◆ **TO BE DONE**
Copy out the listing that follows, exact in every word, and skip the images.
•••••
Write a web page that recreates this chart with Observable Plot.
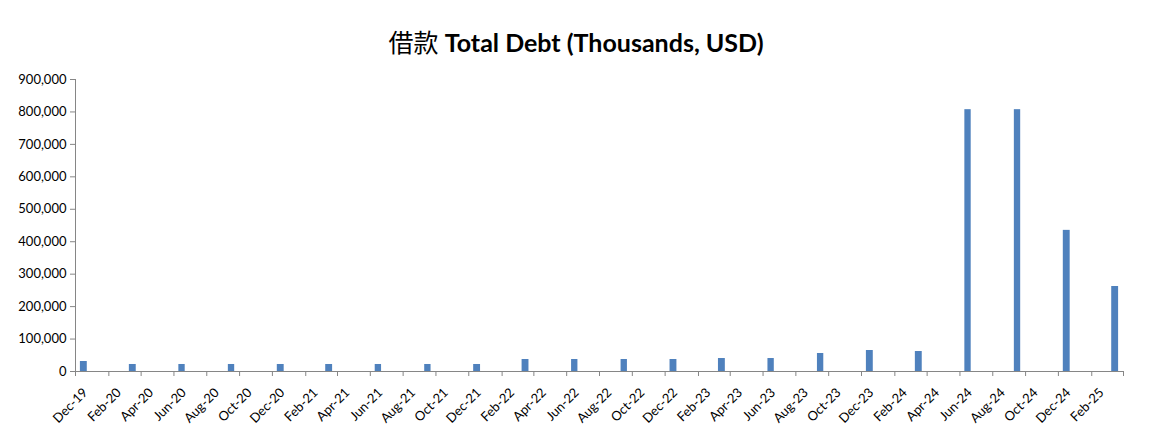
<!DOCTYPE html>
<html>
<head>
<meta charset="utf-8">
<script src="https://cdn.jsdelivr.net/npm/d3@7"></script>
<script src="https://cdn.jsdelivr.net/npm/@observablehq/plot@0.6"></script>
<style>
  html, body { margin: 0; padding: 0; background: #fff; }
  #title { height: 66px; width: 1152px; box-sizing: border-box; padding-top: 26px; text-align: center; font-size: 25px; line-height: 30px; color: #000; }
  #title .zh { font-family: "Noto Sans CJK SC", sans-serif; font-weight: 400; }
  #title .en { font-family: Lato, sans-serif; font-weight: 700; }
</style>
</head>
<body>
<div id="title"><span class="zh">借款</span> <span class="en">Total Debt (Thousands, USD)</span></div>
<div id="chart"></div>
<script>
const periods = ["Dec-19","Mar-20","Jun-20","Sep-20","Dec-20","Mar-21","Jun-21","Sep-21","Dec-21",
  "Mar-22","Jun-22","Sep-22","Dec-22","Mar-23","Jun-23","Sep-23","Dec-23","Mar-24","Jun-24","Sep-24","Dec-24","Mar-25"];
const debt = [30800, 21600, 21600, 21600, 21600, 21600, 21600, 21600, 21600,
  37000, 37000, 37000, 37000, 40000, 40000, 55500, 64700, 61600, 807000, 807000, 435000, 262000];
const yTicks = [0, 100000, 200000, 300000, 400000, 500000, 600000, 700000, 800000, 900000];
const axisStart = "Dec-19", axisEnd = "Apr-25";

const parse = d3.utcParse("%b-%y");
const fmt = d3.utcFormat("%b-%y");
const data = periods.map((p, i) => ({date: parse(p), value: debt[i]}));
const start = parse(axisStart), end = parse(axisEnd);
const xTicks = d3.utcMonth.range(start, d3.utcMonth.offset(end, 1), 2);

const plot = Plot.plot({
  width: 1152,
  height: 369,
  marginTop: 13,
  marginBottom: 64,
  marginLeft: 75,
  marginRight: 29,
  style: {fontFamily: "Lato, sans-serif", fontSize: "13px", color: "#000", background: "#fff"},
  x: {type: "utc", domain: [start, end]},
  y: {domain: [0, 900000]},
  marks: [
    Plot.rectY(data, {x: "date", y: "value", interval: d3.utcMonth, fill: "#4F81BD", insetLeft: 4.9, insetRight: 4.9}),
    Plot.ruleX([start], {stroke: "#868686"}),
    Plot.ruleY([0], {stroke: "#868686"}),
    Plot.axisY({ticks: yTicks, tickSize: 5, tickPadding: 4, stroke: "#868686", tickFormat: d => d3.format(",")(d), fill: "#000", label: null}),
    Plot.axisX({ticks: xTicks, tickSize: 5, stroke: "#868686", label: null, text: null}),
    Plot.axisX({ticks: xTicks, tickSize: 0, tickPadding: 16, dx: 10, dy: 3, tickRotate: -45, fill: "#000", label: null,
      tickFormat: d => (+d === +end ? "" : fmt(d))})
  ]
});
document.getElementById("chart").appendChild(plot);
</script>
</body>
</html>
•••••
◆ **RIGHT ANSWER**
Write a web page that recreates this chart with Observable Plot.
<!DOCTYPE html>
<html>
<head>
<meta charset="utf-8">
<script src="https://cdn.jsdelivr.net/npm/d3@7"></script>
<script src="https://cdn.jsdelivr.net/npm/@observablehq/plot@0.6"></script>
<style>
  html, body { margin: 0; padding: 0; background: #fff; }
  #title { height: 66px; width: 1152px; box-sizing: border-box; padding-top: 26px; text-align: center; font-size: 25px; line-height: 30px; color: #000; }
  #title .zh { font-family: "Noto Sans CJK SC", sans-serif; font-weight: 400; }
  #title .en { font-family: Lato, sans-serif; font-weight: 700; }
</style>
</head>
<body>
<div id="title"><span class="zh">借款</span> <span class="en">Total Debt (Thousands, USD)</span></div>
<div id="chart"></div>
<script>
const periods = ["Dec-19","Mar-20","Jun-20","Sep-20","Dec-20","Mar-21","Jun-21","Sep-21","Dec-21",
  "Mar-22","Jun-22","Sep-22","Dec-22","Mar-23","Jun-23","Sep-23","Dec-23","Mar-24","Jun-24","Sep-24","Dec-24","Mar-25"];
const debt = [30800, 21600, 21600, 21600, 21600, 21600, 21600, 21600, 21600,
  37000, 37000, 37000, 37000, 40000, 40000, 55500, 64700, 61600, 807000, 807000, 435000, 262000];
const yTicks = [0, 100000, 200000, 300000, 400000, 500000, 600000, 700000, 800000, 900000];
const axisStart = "Dec-19", axisEnd = "Apr-25";

const parse = d3.utcParse("%b-%y");
const fmt = d3.utcFormat("%b-%y");
const data = periods.map((p, i) => ({date: parse(p), value: debt[i]}));
const start = parse(axisStart), end = parse(axisEnd);
const xTicks = d3.utcMonth.range(start, d3.utcMonth.offset(end, 1), 2);

const plot = Plot.plot({
  width: 1152,
  height: 369,
  marginTop: 13,
  marginBottom: 64,
  marginLeft: 75,
  marginRight: 29,
  style: {fontFamily: "Lato, sans-serif", fontSize: "13px", color: "#000", background: "#fff"},
  x: {type: "utc", domain: [start, end]},
  y: {domain: [0, 900000]},
  marks: [
    Plot.rectY(data, {x: "date", y: "value", interval: d3.utcMonth, fill: "#4F81BD", insetLeft: 4.9, insetRight: 4.9}),
    Plot.ruleX([start], {stroke: "#868686"}),
    Plot.ruleY([0], {stroke: "#868686"}),
    Plot.axisY({ticks: yTicks, tickSize: 5, tickPadding: 4, stroke: "#868686", tickFormat: d => d3.format(",")(d), fill: "#000", label: null}),
    Plot.axisX({ticks: xTicks, tickSize: 5, stroke: "#868686", label: null, text: null}),
    Plot.axisX({ticks: xTicks, tickSize: 0, tickPadding: 16, dx: 10, dy: 3, tickRotate: -45, fill: "#000", label: null,
      tickFormat: d => (+d === +end ? "" : fmt(d))})
  ]
});
document.getElementById("chart").appendChild(plot);
</script>
</body>
</html>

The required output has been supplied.